Thread: running two instances of pg

running two instances of pg

From
Joao Ferreira gmail
Date:
Hello all,

we are using PostgreSQL in a situation where I think we could try and
run two separate instances:

- 1 application can grow up to 10 Giga data; needs 'frequent' vaccuming
and re-indexing (lots of insert, updates and deletes, per minute): we
use it for 'near-real-time' applications logs storage; not big problem
if it runs in lower priority;
- 1 very small application with high responsivness requirements (few
updates, very small size on disk); must run in high priority in order to
prevent service failure to the end users;

So we are considereing separating these two, in order to use 2 diferent
pg instances. One of the instances will be reniced down in order to
prevent user access failure during vacuuming and re-indexing operations
(currently, when we perform database maintenance (we are now at 2Giga
and growing), several other user related services become inoperative,
during the maintenance operation, but if we renice the postmaster, the
users dont experience such a severe service outage)

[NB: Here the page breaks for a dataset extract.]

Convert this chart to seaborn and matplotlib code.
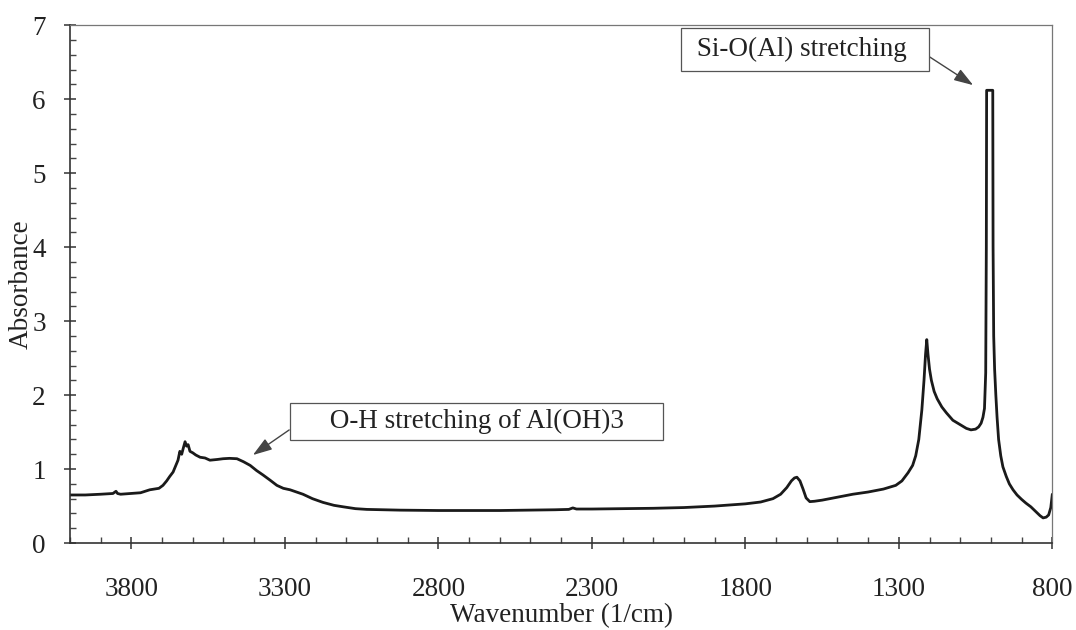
import matplotlib
matplotlib.use("Agg")
import matplotlib.pyplot as plt
from matplotlib.ticker import MultipleLocator
import pandas as pd
import seaborn as sns

# FTIR spectrum: wavenumber (1/cm) and absorbance
wavenumber = [
    4000, 3950, 3900, 3860, 3850, 3845, 3835, 3800, 3770, 3755, 3740, 3725,
    3710, 3697, 3685, 3675, 3664, 3655, 3648, 3642, 3636, 3631, 3625, 3620,
    3615, 3609, 3600, 3590, 3576, 3560, 3544, 3520, 3501, 3480, 3456, 3435,
    3413, 3392, 3371, 3348, 3326, 3305, 3283, 3262, 3241, 3210, 3176, 3140,
    3110, 3070, 3033, 2980, 2925, 2800, 2700, 2600, 2500, 2420, 2375, 2362,
    2350, 2300, 2200, 2100, 2000, 1900, 1800, 1750, 1710, 1685, 1665, 1650,
    1640, 1632, 1622, 1612, 1602, 1590, 1575, 1550, 1500, 1450, 1400, 1350,
    1310, 1290, 1270, 1255, 1245, 1235, 1225, 1218, 1213, 1209, 1205, 1200,
    1194, 1185, 1175, 1160, 1145, 1124, 1100, 1080, 1065, 1050, 1040, 1032,
    1026, 1021, 1017, 1015, 1014, 994, 993, 991, 988, 984, 980, 975, 968,
    961, 950, 940, 928, 915, 900, 886, 870, 855, 840, 830, 820, 812, 805, 800,
]
absorbance = [
    0.65, 0.65, 0.66, 0.67, 0.70, 0.67, 0.66, 0.67, 0.68, 0.70, 0.72, 0.73,
    0.74, 0.78, 0.84, 0.90, 0.96, 1.05, 1.12, 1.24, 1.20, 1.28, 1.37, 1.31,
    1.33, 1.24, 1.22, 1.19, 1.16, 1.15, 1.12, 1.13, 1.14, 1.145, 1.14, 1.10,
    1.05, 0.98, 0.92, 0.85, 0.78, 0.74, 0.72, 0.69, 0.66, 0.60, 0.55, 0.51,
    0.49, 0.465, 0.455, 0.45, 0.445, 0.44, 0.44, 0.44, 0.445, 0.45, 0.455, 0.475,
    0.46, 0.46, 0.465, 0.47, 0.48, 0.50, 0.53, 0.555, 0.60, 0.66, 0.75, 0.84,
    0.88, 0.89, 0.84, 0.73, 0.61, 0.56, 0.565, 0.58, 0.62, 0.66, 0.69, 0.73,
    0.78, 0.84, 0.95, 1.05, 1.18, 1.40, 1.80, 2.20, 2.55, 2.75, 2.55, 2.35,
    2.20, 2.05, 1.95, 1.84, 1.76, 1.66, 1.60, 1.55, 1.53, 1.54, 1.57, 1.62,
    1.70, 1.82, 2.30, 4.00, 6.12, 6.12, 4.00, 2.80, 2.35, 2.00, 1.70, 1.40, 1.18,
    1.03, 0.90, 0.80, 0.72, 0.65, 0.59, 0.54, 0.49, 0.43, 0.37, 0.34, 0.35, 0.38, 0.48, 0.66,
]

x_ticks = [3800, 3300, 2800, 2300, 1800, 1300, 800]
y_ticks = [0, 1, 2, 3, 4, 5, 6, 7]

df = pd.DataFrame({"Wavenumber": wavenumber, "Absorbance": absorbance})

sns.set_style("ticks")
plt.rcParams["font.family"] = ["Liberation Serif", "DejaVu Serif"]

FS = 19.5
TXT = "#222222"

fig = plt.figure(figsize=(10.76, 6.30), dpi=100)
ax = fig.add_axes([0.065, 0.138, 0.913, 0.822])

sns.lineplot(data=df, x="Wavenumber", y="Absorbance", ax=ax,
             color="#1a1a1a", linewidth=2.0, sort=False, estimator=None)

ax.set_xlim(4000, 800)
ax.set_ylim(0, 7)
ax.set_xticks(x_ticks)
ax.set_yticks(y_ticks)
ax.xaxis.set_minor_locator(MultipleLocator(100))
ax.yaxis.set_minor_locator(MultipleLocator(0.2))
ax.tick_params(which="major", direction="inout", length=9, width=1.1,
               colors="#333333", labelcolor=TXT, labelsize=FS)
ax.tick_params(axis="x", which="major", pad=20)
ax.tick_params(axis="y", which="major", pad=13)
ax.tick_params(which="minor", direction="in", length=4, width=1.0, colors="#444444")

for side in ("left", "bottom"):
    ax.spines[side].set_color("#333333")
    ax.spines[side].set_linewidth(1.2)
for side in ("top", "right"):
    ax.spines[side].set_visible(True)
    ax.spines[side].set_color("#777777")
    ax.spines[side].set_linewidth(0.9)

ax.set_xlabel("Wavenumber (1/cm)", fontsize=FS, color=TXT, labelpad=1)
ax.set_ylabel("Absorbance", fontsize=FS, color=TXT, labelpad=-1)

box = dict(boxstyle="square,pad=0.32", fc="white", ec="#555555", lw=0.9)


def arrow(rel):
    return dict(arrowstyle="-|>,head_length=0.6,head_width=0.2", color="#444444",
                lw=1.0, shrinkA=0, shrinkB=0, relpos=rel)


ax.annotate(" Si-O(Al) stretching  ", xy=(1058, 6.19), xytext=(1605, 6.67),
            fontsize=FS, color=TXT, ha="center", va="center",
            bbox=box, arrowprops=arrow((1.0, 0.45)))
ax.annotate("     O-H stretching of Al(OH)3     ", xy=(3404, 1.19), xytext=(2676, 1.64),
            fontsize=FS, color=TXT, ha="center", va="center",
            bbox=dict(box, boxstyle="square,pad=0.22"), arrowprops=arrow((0.0, 0.35)))

fig.savefig("out.png", dpi=100, facecolor="white")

So... my question is: is it a good approach to separate the 2 "worlds"
into 2 diferent databases and 2 diferent postmasters ?

is it good idea to "renice postmaster" ?

what other measures could we take to prevent the postmaster service of
the big database from consuming so much CPU during maintenance
operations ?

thanks a lot on your feedback

Joao



Re: running two instances of pg

From
Tom Lane
Date:
Joao Ferreira gmail <joao.miguel.c.ferreira@gmail.com> writes:
> So we are considereing separating these two, in order to use 2 diferent
> pg instances. One of the instances will be reniced down in order to
> prevent user access failure during vacuuming and re-indexing operations
> (currently, when we perform database maintenance (we are now at 2Giga
> and growing), several other user related services become inoperative,
> during the maintenance operation, but if we renice the postmaster, the
> users dont experience such a severe service outage)

Have you experimented with the vacuum cost delay settings, instead?
"renice" is not a very good tool for controlling I/O demands.